◆ Problem: Please repeat the records below exactly, from the first line through the line containing "import numpy as np", and nothing more.

◆ Material supplied:

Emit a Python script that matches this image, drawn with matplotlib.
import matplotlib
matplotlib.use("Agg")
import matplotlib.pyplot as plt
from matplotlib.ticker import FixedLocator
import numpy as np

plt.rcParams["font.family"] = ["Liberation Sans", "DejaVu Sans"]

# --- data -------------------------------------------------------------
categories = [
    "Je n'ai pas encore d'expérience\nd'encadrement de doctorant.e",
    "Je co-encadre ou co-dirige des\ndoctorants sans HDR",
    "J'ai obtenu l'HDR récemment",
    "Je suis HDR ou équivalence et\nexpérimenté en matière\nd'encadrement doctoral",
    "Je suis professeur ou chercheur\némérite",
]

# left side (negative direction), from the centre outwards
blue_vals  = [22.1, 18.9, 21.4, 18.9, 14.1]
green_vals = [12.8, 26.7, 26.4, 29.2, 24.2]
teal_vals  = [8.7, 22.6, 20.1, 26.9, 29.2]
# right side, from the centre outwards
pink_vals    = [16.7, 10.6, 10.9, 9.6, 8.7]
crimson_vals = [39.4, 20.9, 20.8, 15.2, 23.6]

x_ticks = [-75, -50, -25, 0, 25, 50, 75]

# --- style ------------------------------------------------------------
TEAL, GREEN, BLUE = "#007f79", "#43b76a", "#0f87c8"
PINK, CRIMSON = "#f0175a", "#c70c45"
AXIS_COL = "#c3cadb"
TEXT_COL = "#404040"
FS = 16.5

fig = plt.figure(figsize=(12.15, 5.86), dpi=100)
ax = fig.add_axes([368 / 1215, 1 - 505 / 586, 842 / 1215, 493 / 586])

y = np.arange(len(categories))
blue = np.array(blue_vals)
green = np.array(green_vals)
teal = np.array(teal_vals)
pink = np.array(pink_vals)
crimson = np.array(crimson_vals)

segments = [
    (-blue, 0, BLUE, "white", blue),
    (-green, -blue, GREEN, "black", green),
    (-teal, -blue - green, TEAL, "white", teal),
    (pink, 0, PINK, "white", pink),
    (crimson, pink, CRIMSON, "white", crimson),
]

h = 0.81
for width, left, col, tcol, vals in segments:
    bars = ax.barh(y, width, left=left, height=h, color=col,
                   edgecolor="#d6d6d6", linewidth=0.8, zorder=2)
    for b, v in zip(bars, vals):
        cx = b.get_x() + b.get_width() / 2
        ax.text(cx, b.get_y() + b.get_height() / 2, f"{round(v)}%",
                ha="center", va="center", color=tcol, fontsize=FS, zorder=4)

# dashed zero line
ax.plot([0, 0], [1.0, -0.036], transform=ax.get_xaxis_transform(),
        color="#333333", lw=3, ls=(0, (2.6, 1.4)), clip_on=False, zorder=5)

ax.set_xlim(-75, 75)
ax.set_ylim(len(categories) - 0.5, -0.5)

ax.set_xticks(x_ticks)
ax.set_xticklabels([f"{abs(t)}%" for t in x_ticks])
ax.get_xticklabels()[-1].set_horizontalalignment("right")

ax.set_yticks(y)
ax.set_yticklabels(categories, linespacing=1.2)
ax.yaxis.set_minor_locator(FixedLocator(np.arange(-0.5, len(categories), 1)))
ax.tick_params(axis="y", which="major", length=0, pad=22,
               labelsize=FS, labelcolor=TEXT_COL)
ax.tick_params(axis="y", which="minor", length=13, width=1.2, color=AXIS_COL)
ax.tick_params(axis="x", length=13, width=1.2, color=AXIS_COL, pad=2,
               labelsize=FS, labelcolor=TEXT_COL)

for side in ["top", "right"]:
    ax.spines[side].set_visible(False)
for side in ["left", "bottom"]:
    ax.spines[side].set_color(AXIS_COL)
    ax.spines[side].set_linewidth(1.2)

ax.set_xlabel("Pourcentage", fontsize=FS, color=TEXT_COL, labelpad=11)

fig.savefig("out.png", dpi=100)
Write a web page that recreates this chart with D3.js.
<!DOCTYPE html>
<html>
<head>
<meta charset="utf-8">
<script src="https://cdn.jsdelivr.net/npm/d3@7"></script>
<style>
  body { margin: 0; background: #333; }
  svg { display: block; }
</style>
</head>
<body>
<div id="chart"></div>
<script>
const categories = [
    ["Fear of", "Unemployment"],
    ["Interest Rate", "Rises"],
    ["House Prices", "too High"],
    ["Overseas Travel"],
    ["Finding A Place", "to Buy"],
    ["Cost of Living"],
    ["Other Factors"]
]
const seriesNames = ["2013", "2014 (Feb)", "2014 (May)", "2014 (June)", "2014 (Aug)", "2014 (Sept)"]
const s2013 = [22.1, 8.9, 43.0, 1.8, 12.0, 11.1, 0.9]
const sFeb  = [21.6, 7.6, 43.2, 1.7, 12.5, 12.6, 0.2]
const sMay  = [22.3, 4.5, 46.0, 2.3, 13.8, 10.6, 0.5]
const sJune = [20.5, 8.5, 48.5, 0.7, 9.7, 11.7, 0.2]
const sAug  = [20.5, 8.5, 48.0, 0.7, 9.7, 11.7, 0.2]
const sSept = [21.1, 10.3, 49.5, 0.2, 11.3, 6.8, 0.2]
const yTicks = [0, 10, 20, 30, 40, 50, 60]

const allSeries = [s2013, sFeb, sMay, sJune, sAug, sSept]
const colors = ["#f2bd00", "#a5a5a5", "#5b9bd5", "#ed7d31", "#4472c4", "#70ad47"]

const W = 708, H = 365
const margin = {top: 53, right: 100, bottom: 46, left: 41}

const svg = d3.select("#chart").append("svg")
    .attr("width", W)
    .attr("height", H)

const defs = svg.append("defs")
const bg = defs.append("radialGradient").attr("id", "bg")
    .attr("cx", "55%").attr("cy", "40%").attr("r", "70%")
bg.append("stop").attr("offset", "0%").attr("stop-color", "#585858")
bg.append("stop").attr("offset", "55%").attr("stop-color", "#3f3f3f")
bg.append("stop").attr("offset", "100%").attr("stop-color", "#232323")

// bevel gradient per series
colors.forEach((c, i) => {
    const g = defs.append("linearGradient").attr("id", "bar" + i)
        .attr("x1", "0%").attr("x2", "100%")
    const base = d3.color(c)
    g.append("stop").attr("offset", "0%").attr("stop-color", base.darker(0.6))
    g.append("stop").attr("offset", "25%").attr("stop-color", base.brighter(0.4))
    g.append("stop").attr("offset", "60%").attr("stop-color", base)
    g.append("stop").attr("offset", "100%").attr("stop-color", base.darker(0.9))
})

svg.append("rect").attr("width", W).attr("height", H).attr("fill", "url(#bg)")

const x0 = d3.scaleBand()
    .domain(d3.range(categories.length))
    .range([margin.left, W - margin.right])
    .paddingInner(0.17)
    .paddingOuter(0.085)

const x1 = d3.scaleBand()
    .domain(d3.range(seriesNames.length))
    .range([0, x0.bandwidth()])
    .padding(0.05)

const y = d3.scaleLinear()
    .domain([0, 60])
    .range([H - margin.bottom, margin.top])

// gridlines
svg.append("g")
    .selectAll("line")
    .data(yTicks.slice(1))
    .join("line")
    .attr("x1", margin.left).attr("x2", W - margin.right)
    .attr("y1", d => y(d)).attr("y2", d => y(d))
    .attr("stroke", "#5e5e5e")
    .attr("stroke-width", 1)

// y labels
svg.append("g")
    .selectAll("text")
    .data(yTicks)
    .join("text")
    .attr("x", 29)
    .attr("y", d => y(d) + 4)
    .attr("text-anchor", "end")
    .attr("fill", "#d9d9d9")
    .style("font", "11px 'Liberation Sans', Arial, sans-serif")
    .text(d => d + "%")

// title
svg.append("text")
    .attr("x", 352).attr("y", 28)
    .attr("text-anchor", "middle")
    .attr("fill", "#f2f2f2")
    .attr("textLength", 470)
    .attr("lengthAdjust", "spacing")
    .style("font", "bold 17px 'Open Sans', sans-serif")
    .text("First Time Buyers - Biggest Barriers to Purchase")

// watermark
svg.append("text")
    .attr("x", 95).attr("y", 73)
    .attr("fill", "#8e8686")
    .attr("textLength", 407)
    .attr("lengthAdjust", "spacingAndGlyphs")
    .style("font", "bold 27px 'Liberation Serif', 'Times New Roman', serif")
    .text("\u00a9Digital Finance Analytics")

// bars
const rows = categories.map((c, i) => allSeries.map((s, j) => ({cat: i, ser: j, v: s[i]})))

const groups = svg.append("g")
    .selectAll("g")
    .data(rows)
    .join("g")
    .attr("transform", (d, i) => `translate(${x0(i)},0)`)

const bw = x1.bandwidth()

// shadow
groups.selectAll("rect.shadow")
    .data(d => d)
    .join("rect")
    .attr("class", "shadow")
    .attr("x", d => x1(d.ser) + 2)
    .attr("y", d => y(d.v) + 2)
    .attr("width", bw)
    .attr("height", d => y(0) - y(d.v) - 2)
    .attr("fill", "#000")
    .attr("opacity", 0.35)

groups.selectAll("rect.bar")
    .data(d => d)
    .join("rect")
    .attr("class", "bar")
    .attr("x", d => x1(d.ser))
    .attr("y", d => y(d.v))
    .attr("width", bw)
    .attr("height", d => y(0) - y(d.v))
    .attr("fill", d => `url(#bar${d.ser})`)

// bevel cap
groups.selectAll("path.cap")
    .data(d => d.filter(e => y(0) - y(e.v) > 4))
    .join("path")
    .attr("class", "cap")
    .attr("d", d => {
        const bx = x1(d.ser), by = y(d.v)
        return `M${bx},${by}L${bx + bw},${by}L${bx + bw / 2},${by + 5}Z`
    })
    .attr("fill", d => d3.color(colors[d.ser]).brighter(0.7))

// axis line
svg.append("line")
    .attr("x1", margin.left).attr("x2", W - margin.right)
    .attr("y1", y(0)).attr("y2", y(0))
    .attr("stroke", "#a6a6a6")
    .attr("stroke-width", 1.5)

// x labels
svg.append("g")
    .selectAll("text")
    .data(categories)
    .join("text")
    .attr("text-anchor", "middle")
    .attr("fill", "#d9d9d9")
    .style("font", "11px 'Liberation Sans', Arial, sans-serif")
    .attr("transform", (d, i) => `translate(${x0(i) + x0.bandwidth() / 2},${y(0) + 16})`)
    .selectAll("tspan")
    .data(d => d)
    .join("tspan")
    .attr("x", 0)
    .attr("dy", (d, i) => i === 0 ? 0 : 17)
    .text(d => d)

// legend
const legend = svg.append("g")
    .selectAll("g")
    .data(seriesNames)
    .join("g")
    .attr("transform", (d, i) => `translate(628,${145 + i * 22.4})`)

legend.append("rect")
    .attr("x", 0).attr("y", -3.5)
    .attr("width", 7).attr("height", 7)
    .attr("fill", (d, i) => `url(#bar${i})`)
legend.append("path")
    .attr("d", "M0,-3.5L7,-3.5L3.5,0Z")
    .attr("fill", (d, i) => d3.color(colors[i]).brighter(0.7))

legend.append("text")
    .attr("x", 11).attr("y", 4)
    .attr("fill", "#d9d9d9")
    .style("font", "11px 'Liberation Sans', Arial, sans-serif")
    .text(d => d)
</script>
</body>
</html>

◆ Exercise result:
Emit a Python script that matches this image, drawn with matplotlib.
import matplotlib
matplotlib.use("Agg")
import matplotlib.pyplot as plt
from matplotlib.ticker import FixedLocator
import numpy as np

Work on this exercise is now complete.